The spines on the tentacles of this brittle sea star were only 1mm in diameter.


The models were marketed in the US by H. A. Ward.
The catalog lists all of the models and their prices, modest by today's standards! 


The Blaschka's also made glass eyes.
This was a display case found in their shop.
Eerie!




There were a number of contemporary exhibits, and the art was as varied as could be. It is amazing to see what people imagine and create. This display was called "Continuous Mile". The artist worked with Zulu women to string beads in coiled rope, and then arrange the mile of beaded rope into this cylinder. The artist wanted a project that would take a long time so she could get to know the women.


Here is a close view of the beaded rope. 
It took over a year to create and required more than 4.5 million beads.


Some of the displays were suspended from the ceiling.

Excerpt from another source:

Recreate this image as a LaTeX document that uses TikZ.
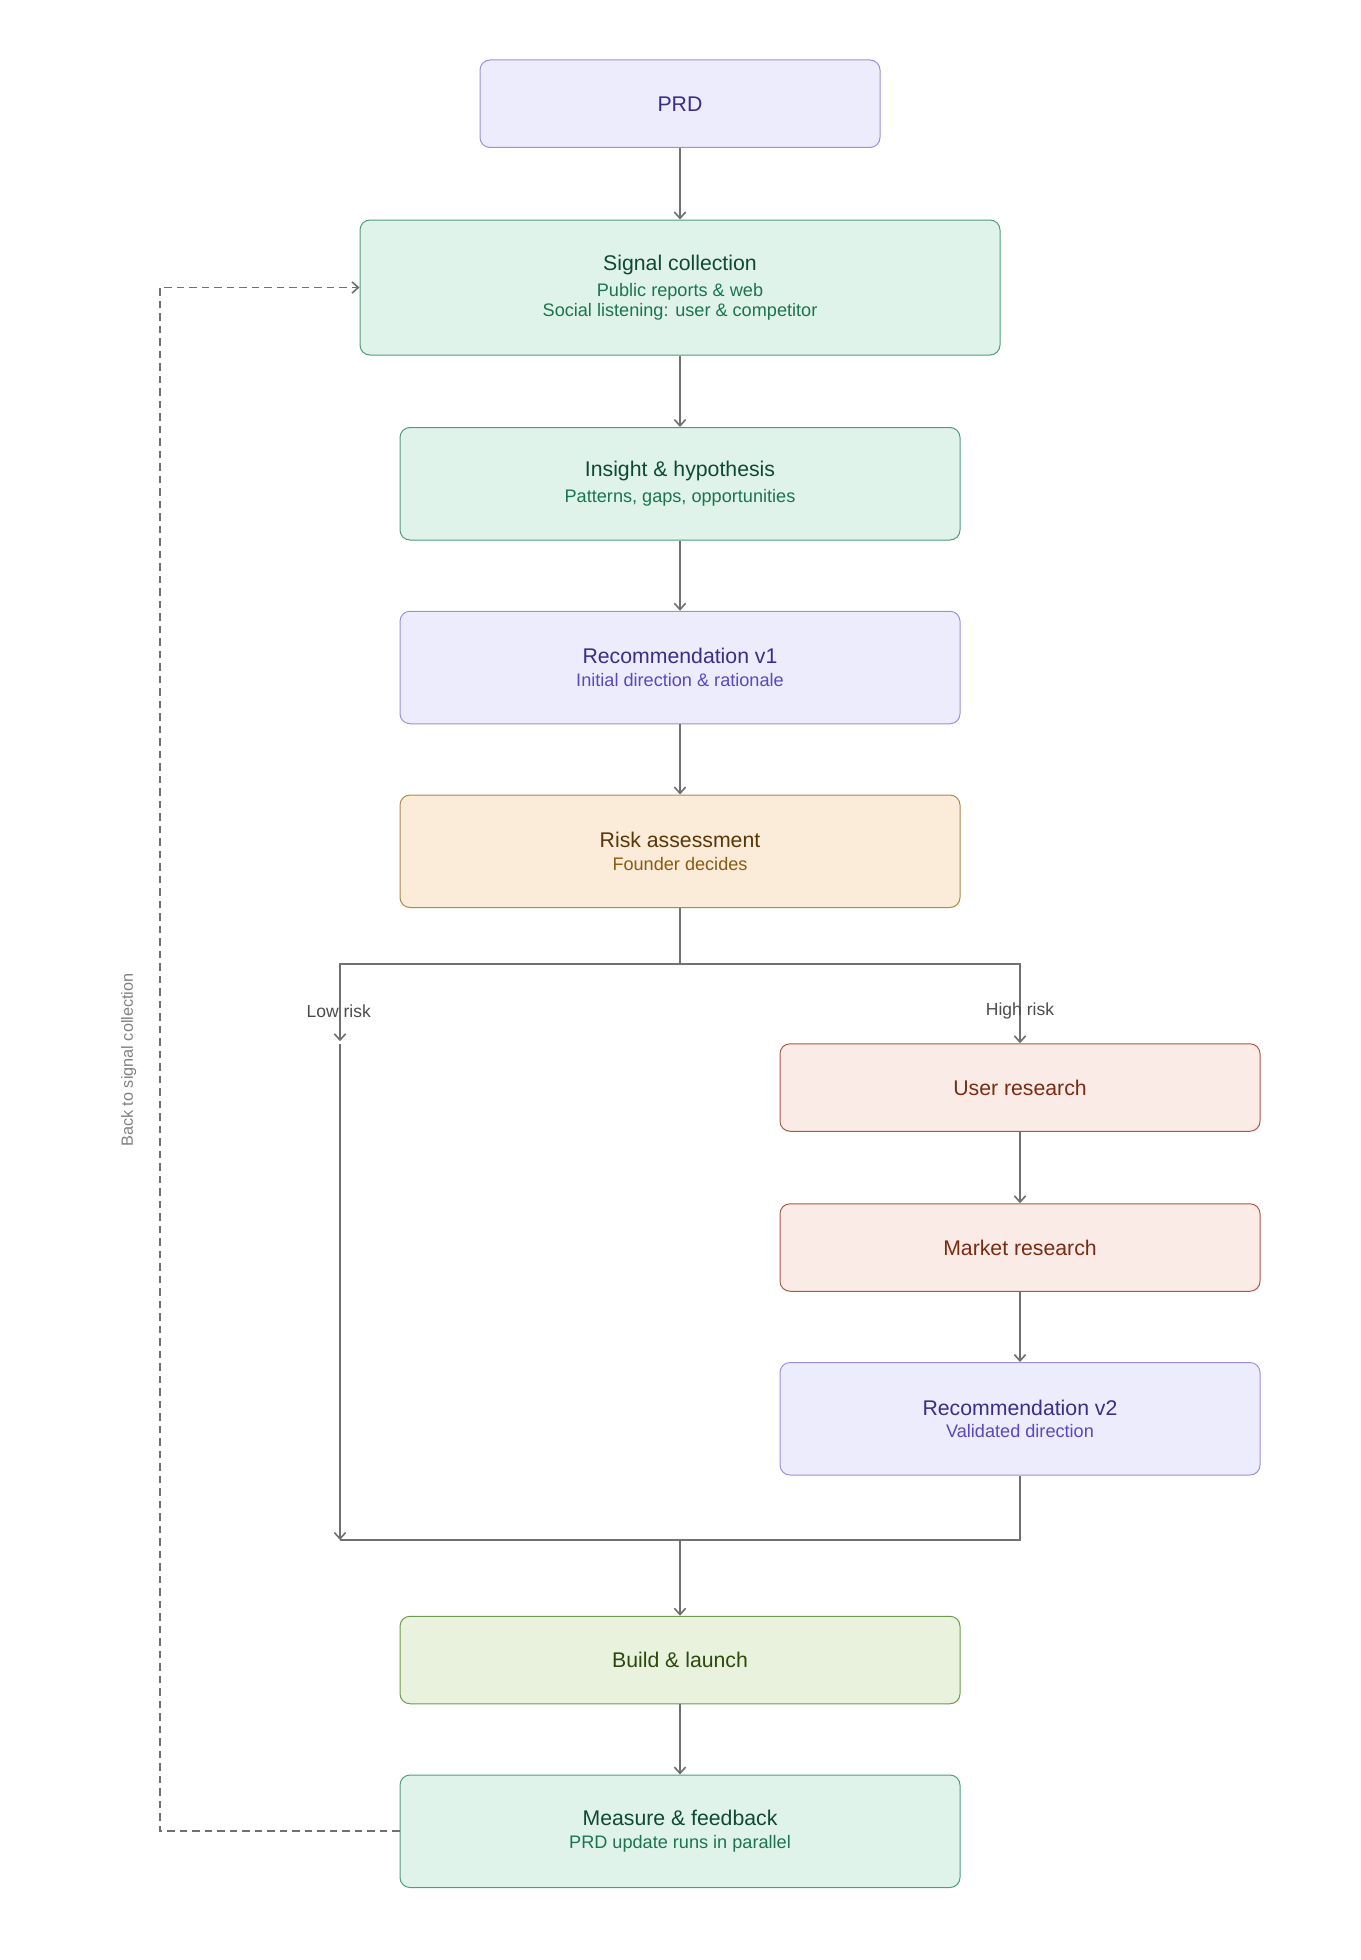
\documentclass[tikz,border=0pt]{standalone}
\usepackage{fontspec}
\setmainfont{Liberation Sans}
\usetikzlibrary{arrows.meta}
\definecolor{pfill}{HTML}{ECECFD}\definecolor{pdraw}{HTML}{9F8FDB}\definecolor{ptit}{HTML}{3A2E8A}\definecolor{psub}{HTML}{5A48BE}
\definecolor{gfill}{HTML}{E0F3EB}\definecolor{gdraw}{HTML}{4F9C7C}\definecolor{gtit}{HTML}{0E4A33}\definecolor{gsub}{HTML}{1B7450}
\definecolor{ofill}{HTML}{FAECD8}\definecolor{odraw}{HTML}{B08848}\definecolor{otit}{HTML}{5A3608}\definecolor{osub}{HTML}{8A5A12}
\definecolor{rfill}{HTML}{FAEBE6}\definecolor{rdraw}{HTML}{A65A48}\definecolor{rtit}{HTML}{7A2C12}
\definecolor{lfill}{HTML}{E8F2DD}\definecolor{ldraw}{HTML}{6E9A50}\definecolor{ltit}{HTML}{2C4A0C}
\definecolor{edge}{HTML}{707070}
\begin{document}
\begin{tikzpicture}[x=1pt,y=-1pt,
  box/.style={rounded corners=8pt,line width=0.8pt,minimum height=#1,align=center,inner sep=0pt},
  pbox/.style={fill=pfill,draw=pdraw},gbox/.style={fill=gfill,draw=gdraw},
  obox/.style={fill=ofill,draw=odraw},rbox/.style={fill=rfill,draw=rdraw},lbox/.style={fill=lfill,draw=ldraw},
  tit/.style={font=\fontsize{17}{20}\selectfont},
  sub/.style={font=\fontsize{14.5}{19}\selectfont},
  arr/.style={draw=edge,line width=1.5pt,-{Straight Barb[length=5pt,width=9pt,line width=1.3pt]}},
  ln/.style={draw=edge,line width=1.5pt},
  lbl/.style={font=\fontsize{14}{16}\selectfont,text=black!70}]
\useasboundingbox (0,0) rectangle (1088,1568);
\node[box=70pt,pbox,minimum width=320pt] (prd) at (544,83) {\tikz[baseline]\node[tit,text=ptit,inner sep=0]{PRD};};
\node[box=108pt,gbox,minimum width=512pt] (sig) at (544,230) {\textcolor{gtit}{\fontsize{17}{20}\selectfont Signal collection}\\[6pt]\textcolor{gsub}{\fontsize{14.5}{17}\selectfont Public reports \& web}\\[1pt]\textcolor{gsub}{\fontsize{14.5}{17}\selectfont Social listening: user \& competitor}};
\node[box=90pt,gbox,minimum width=448pt] (ins) at (544,387) {\textcolor{gtit}{\fontsize{17}{20}\selectfont Insight \& hypothesis}\\[6pt]\textcolor{gsub}{\fontsize{14.5}{17}\selectfont Patterns, gaps, opportunities}};
\node[box=90pt,pbox,minimum width=448pt] (rv1) at (544,534) {\textcolor{ptit}{\fontsize{17}{20}\selectfont Recommendation v1}\\[6pt]\textcolor{psub}{\fontsize{14.5}{17}\selectfont Initial direction \& rationale}};
\node[box=90pt,obox,minimum width=448pt] (risk) at (544,681) {\textcolor{otit}{\fontsize{17}{20}\selectfont Risk assessment}\\[6pt]\textcolor{osub}{\fontsize{14.5}{17}\selectfont Founder decides}};
\node[box=70pt,rbox,minimum width=384pt] (ur) at (816,870) {\textcolor{rtit}{\fontsize{17}{20}\selectfont User research}};
\node[box=70pt,rbox,minimum width=384pt] (mr) at (816,998) {\textcolor{rtit}{\fontsize{17}{20}\selectfont Market research}};
\node[box=90pt,pbox,minimum width=384pt] (rv2) at (816,1135) {\textcolor{ptit}{\fontsize{17}{20}\selectfont Recommendation v2}\\[6pt]\textcolor{psub}{\fontsize{14.5}{17}\selectfont Validated direction}};
\node[box=70pt,lbox,minimum width=448pt] (bl) at (544,1328) {\textcolor{ltit}{\fontsize{17}{20}\selectfont Build \& launch}};
\node[box=90pt,gbox,minimum width=448pt] (mf) at (544,1465) {\textcolor{gtit}{\fontsize{17}{20}\selectfont Measure \& feedback}\\[6pt]\textcolor{gsub}{\fontsize{14.5}{17}\selectfont PRD update runs in parallel}};
\coordinate (br) at (544,771);
\coordinate (lowa) at (272,833);
\coordinate (lowb) at (272,835);
\coordinate (mrg) at (272,1232);
\coordinate (mid) at (544,1232);
\coordinate (dl) at (128,1465);
\coordinate (dt) at (128,230);
\draw[arr] (prd) -- (sig);
\draw[arr] (sig) -- (ins);
\draw[arr] (ins) -- (rv1);
\draw[arr] (rv1) -- (risk);
\draw[ln] (risk) -- (br);
\draw[arr] (br) -| (lowa);
\draw[arr] (br) -| (ur);
\draw[arr] (lowb) -- (mrg);
\draw[arr] (ur) -- (mr);
\draw[arr] (mr) -- (rv2);
\draw[ln] (rv2) |- (mrg);
\draw[arr] (mid) -- (bl);
\draw[arr] (bl) -- (mf);
\draw[arr,dashed,dash pattern=on 6pt off 4pt,line width=1.3pt] (mf.west) -- (dl) -- (dt) -- (sig.west);
\node[lbl] at (271,809) {Low risk};
\node[lbl] at (816,809) {High risk};
\node[font=\fontsize{13}{15}\selectfont,text=black!50,rotate=90] at (103,848) {Back to signal collection};
\end{tikzpicture}
\end{document}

And this display shows what it could look like with a fallen chandelier. 
The sculpture is called "Carrion" and is intended as a metaphor for the decline of the centuries-old glass industry of Murano, Italy. I always get tickled by the description of the meaning behind an artist's work. Sometimes I wonder who writes those things!!


And in this sculpture, you may not be able to see the forest for the trees!
Each "tree" is comprised of glass shelves full of many kinds of glassware 
Some of the glasses have flowers and birds, things you might find in the forest!



Sometimes, glass doesn't even look like glass!


The museum represents 35 centuries of glass art.
Wow! That's a long time!

There are almost 50,000 objects in the permanent collection.
That's a lot of glass!

Corningware is no longer made by Corning, Inc. It has been made by
World Kitchen since 1998.
I still have a bit of Corningware in my cabinets!
I bet you do, too.

The Museum has miles of glass cases housing their collection.
(a bit of an overstatement, perhaps)
They use ZEP-40 Non Streaking Glass Cleaner to clean the cases. 
I wondered about the number of fingerprints they must get each day! 

They use conservation-grade cleaners with non-ionized water to clean museum pieces. 
No Windex (it has ammonia)
No soaps with dyes or perfume.







1 comment:

  1. We loved the Corning Museum when we were there earlier this year. Did you do any of the demonstrations or classes?